I’ve written about Greenpeace before and it’s safe to say I’m not their greatest fan. However their latest self serving publicity stunt is a whole new level of stupid even for them. To “send a message” to the world leaders that they aren’t doing enough to tackle “climate change” they decided it would be a jolly wheeze to vandalize the Nasca lines a UNESCO world heritage site and a very delicate environment. The Guardian has a excellent bit of excuse making for this bunch of vandals, who decide to have 20 people carrying large rucksacks climb up onto the site in the dark wearing normal shoes to lay out a huge banner. According to Peru this week Greenpeace say that no damage was done as the banner didn’t touch the lines themselves. Which to put things in terms Greenpeace idiots can understand is a bit like saying “we didn’t damage the river, we just clear felled the flood plain”. Even on the sympathetic Guardian video you can see that they left marks where they walked and even more where they left their bags.
In the picture above ( via Reddit the lines of the removed text are very clear on the plain as is the scuffed up area where the bags were left. The damage done even before the banner was removed is obvious in this picture where the Greenpeace hooligans are still on the site.
That it was Greenpeace that caused the damage and where they left the bags carrying that banner and all the stones they used to weigh it down can be quite clearly seen in this footage from EuroNews:
Despite this apologists are claiming that the damage was done by other people, even though Greenpeace say they removed the banner, or that a 4×4 must have come along because the damage is more obvious in some photo’s than others – which is kind of how the whole Nazca line things work they’re quite sensitive to angle.

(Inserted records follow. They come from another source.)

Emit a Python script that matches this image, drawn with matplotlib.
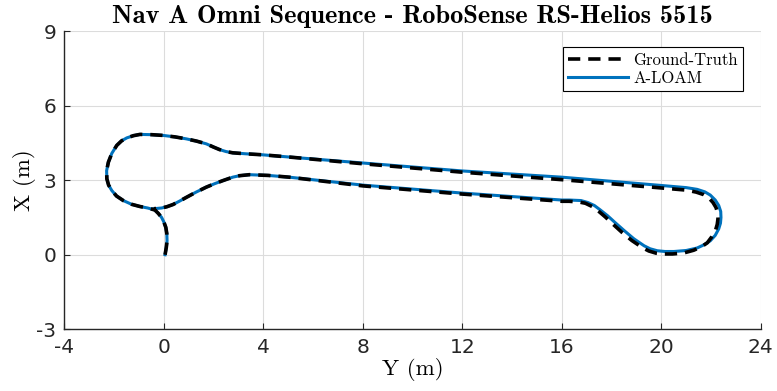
import matplotlib
matplotlib.use("Agg")
import matplotlib.pyplot as plt

# ── Trajectory data (horizontal = Y, vertical = X, metres) ────────────────────
# shared start + left loop + top straight (both series agree here)
start_y = [0.05, 0.10, 0.13, 0.12, 0.08, 0.0, -0.09, -0.22, -0.36, -0.65, -0.96,
           -1.30, -1.63, -1.90, -2.09, -2.22, -2.29, -2.30, -2.23, -2.09, -1.89,
           -1.70, -1.49, -1.22, -0.96, -0.5, -0.03, 0.45, 0.91, 1.32, 1.71, 2.0,
           2.24, 2.5, 2.77, 3.3, 3.97, 5.04]
start_x = [0.0, 0.30, 0.56, 0.85, 1.10, 1.32, 1.50, 1.66, 1.80, 1.88, 1.94,
           2.03, 2.18, 2.36, 2.58, 2.80, 3.05, 3.38, 3.72, 4.08, 4.40,
           4.58, 4.70, 4.79, 4.84, 4.83, 4.80, 4.74, 4.66, 4.57, 4.46, 4.33,
           4.23, 4.15, 4.10, 4.06, 4.02, 3.93]

# right part of A-LOAM (top straight -> right loop -> bottom straight)
loam_right_y = [8.0, 12.0, 16.0, 19.84, 21.0, 21.44, 21.75, 21.97, 22.17, 22.31,
                22.39, 22.4, 22.38, 22.31, 22.17, 21.97, 21.72, 21.44, 21.0, 20.51,
                20.15, 19.84, 19.55, 19.31, 18.9, 18.51, 18.17, 17.84, 17.55, 17.31,
                17.05, 16.77, 16.3, 16.0, 12.0, 8.0]
loam_right_x = [3.69, 3.37, 3.12, 2.80, 2.70, 2.63, 2.53, 2.40, 2.20, 1.98,
                1.74, 1.50, 1.27, 1.04, 0.78, 0.56, 0.40, 0.27, 0.17, 0.13,
                0.13, 0.16, 0.24, 0.36, 0.64, 0.97, 1.27, 1.57, 1.80, 1.98,
                2.10, 2.18, 2.20, 2.20, 2.48, 2.80]

# right part of ground truth (sits slightly lower / inside)
gt_right_y = [8.0, 12.0, 16.0, 19.84, 21.0, 21.4, 21.7, 21.9, 22.08, 22.2,
              22.27, 22.28, 22.25, 22.18, 22.03, 21.85, 21.6, 21.3, 20.9, 20.45,
              20.1, 19.8, 19.5, 19.25, 18.82, 18.42, 18.08, 17.75, 17.47, 17.22,
              16.95, 16.7, 16.3, 16.0, 12.0, 8.0]
gt_right_x = [3.66, 3.32, 3.02, 2.70, 2.60, 2.52, 2.42, 2.30, 2.10, 1.90,
              1.67, 1.45, 1.22, 0.98, 0.72, 0.48, 0.31, 0.18, 0.07, 0.03,
              0.03, 0.06, 0.15, 0.28, 0.57, 0.90, 1.21, 1.52, 1.76, 1.94,
              2.07, 2.12, 2.15, 2.15, 2.44, 2.77]

# shared bottom-left return to the loop junction
end_y = [5.04, 4.2, 3.44, 3.05, 2.77, 2.37, 2.05, 1.71, 1.30, 0.91, 0.62, 0.37,
         0.12, -0.09, -0.4]
end_x = [3.12, 3.19, 3.22, 3.18, 3.12, 2.98, 2.86, 2.72, 2.52, 2.31, 2.15, 2.02,
         1.93, 1.88, 1.85]

loam_y = start_y + loam_right_y + end_y
loam_x = start_x + loam_right_x + end_x
gt_y = start_y + gt_right_y + end_y
gt_x = start_x + gt_right_x + end_x

xticks = [-4, 0, 4, 8, 12, 16, 20, 24]
yticks = [-3, 0, 3, 6, 9]

plt.rcParams['axes.unicode_minus'] = False

fig = plt.figure(figsize=(7.77, 3.91), dpi=100)
ax = fig.add_axes([0.0828, 0.1578, 0.8963, 0.7629])

loam_line, = ax.plot(loam_y, loam_x, color='#0072BD', lw=2.2, zorder=3,
                     solid_joinstyle='round', label='A-LOAM')
gt_line, = ax.plot(gt_y, gt_x, color='black', lw=2.6, zorder=4,
                   dashes=(3.4, 2.2), label='Ground-Truth')

ax.set_xlim(-4, 24)
ax.set_ylim(-3, 9)
ax.set_xticks(xticks)
ax.set_yticks(yticks)
ax.grid(True, color='#dcdcdc', lw=0.8)
ax.set_axisbelow(True)
for side in ['top', 'right']:
    ax.spines[side].set_visible(False)
for side in ['left', 'bottom']:
    ax.spines[side].set_color('#262626')
    ax.spines[side].set_linewidth(1.0)
ax.tick_params(direction='in', length=4, width=0.8, colors='#262626',
               labelsize=14.5, pad=6)

ax.set_title('Nav A Omni Sequence - RoboSense RS-Helios 5515',
             family='cmb10', fontsize=19, pad=6)
ax.set_xlabel('Y (m)', family='cmr10', fontsize=16.5, labelpad=1)
ax.set_ylabel('X (m)', family='cmr10', fontsize=16.5, labelpad=0)

leg = ax.legend(handles=[gt_line, loam_line], loc='upper right',
                bbox_to_anchor=(0.974, 0.945), prop={'family': 'cmr10', 'size': 12},
                handlelength=3.6, fancybox=False, framealpha=1,
                edgecolor='black', borderpad=0.3, labelspacing=0.15,
                handletextpad=0.3, borderaxespad=0)
leg.get_frame().set_linewidth(0.8)

plt.savefig('out.png', dpi=100)
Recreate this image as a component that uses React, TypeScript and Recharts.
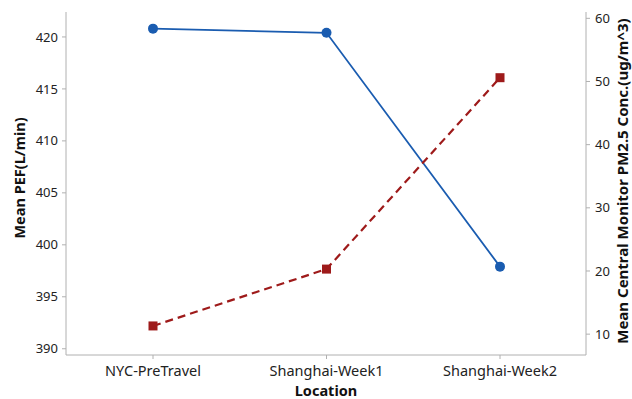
import { LineChart, Line, XAxis, YAxis } from "recharts"

const locations = ["NYC-PreTravel", "Shanghai-Week1", "Shanghai-Week2"]
const meanPef = [420.8, 420.4, 397.9]
const meanPm25 = [11.3, 20.3, 50.6]
const pefTicks = [390, 395, 400, 405, 410, 415, 420]
const pmTicks = [10, 20, 30, 40, 50, 60]

const data = locations.map((loc, i) => ({ loc, pef: meanPef[i], pm: meanPm25[i] }))

const FONT = "'Noto Sans', sans-serif"
const AXIS = "#b0b0b0"
const BLUE = "#1a5cb0"
const RED = "#9e1a1a"

const tickStyle = { fontSize: 13, fill: "#222", fontFamily: FONT }

function Square(props: any) {
  const { cx, cy, index } = props
  return <rect key={index} x={cx - 4.5} y={cy - 4.5} width={9} height={9} fill={RED} />
}

export default function App() {
  return (
    <div style={{ position: "absolute", left: 0, top: 0, width: 632, height: 399, background: "#fff" }}>
      <LineChart width={632} height={399} data={data} margin={{ top: 12, right: 0, left: 0, bottom: 0 }}>
        <XAxis xAxisId="top" dataKey="loc" orientation="top" height={0} tick={false} tickLine={false} stroke={AXIS} />
        <XAxis
          dataKey="loc"
          height={44}
          stroke={AXIS}
          padding={{ left: 87, right: 86 }}
          tickSize={4}
          tickMargin={7}
          tick={{ ...tickStyle, fontSize: 14.5 }}
          label={{
            content: () => (
              <text x={326} y={396} textAnchor="middle" fontFamily={FONT} fontSize={14.5} fontWeight="bold" fill="#111">
                Location
              </text>
            ),
          }}
        />
        <YAxis
          yAxisId="pef"
          width={66}
          domain={[389.4, 422.4]}
          ticks={pefTicks}
          stroke={AXIS}
          tickSize={4}
          tickMargin={4}
          tick={tickStyle}
          allowDataOverflow
          label={{
            content: () => (
              <text
                x={25}
                y={178}
                transform="rotate(-90, 25, 178)"
                textAnchor="middle"
                fontFamily={FONT}
                fontSize={14.5}
                fontWeight="bold"
                fill="#111"
              >
                Mean PEF(L/min)
              </text>
            ),
          }}
        />
        <YAxis
          yAxisId="pm"
          orientation="right"
          width={46}
          domain={[6.7, 61]}
          ticks={pmTicks}
          stroke={AXIS}
          tickSize={4}
          tickMargin={5}
          tick={tickStyle}
          allowDataOverflow
          label={{
            content: () => (
              <text
                x={628}
                y={181}
                transform="rotate(-90, 628, 181)"
                textAnchor="middle"
                fontFamily={FONT}
                fontSize={15}
                fontWeight="bold"
                fill="#111"
              >
                Mean Central Monitor PM2.5 Conc.(ug/m^3)
              </text>
            ),
          }}
        />
        <Line
          yAxisId="pef"
          dataKey="pef"
          stroke={BLUE}
          strokeWidth={1.8}
          dot={{ r: 5, fill: BLUE, stroke: BLUE, strokeWidth: 0 }}
          isAnimationActive={false}
        />
        <Line
          yAxisId="pm"
          dataKey="pm"
          stroke={RED}
          strokeWidth={2.2}
          strokeDasharray="8 5"
          dot={<Square />}
          isAnimationActive={false}
        />
      </LineChart>
    </div>
  )
}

The existence of some other party coming along latter and causing the damage is invented entirely out of whole cloth by these apologists. Removing things almost always causes more damage than putting them in place, and just try removing a tea towel from a try of sand without disturbing the sand, no matter how closely you put it down.
Hopefully Peru will prosecute though that won’t repair the damage done to an environment where “a footprint is going to last hundreds or thousands of years”. Even if this imagined third party did remove the banner and for reasons best known to themselves Greenpeace haven’t mentioned that they left the banner there for someone else to clean up:
This is an area so sensitive that no-one gets to visit it without special permission, which Greenpeace didn’t have.
This is an area so sensitive you have to wear special shoes, which Greenpeace didn’t.
Putting down the banner and dumping their bags containing the banner and specially brought in stone damaged the area even before they left.
So not content with endangering themselves or other people for a publicity stunt the vandals at Greenpeace have willfully and irreparably damaged a unique and fragile environment for a few column inches about renewable energies. If the environment has friends like this it really doesn’t need enemies.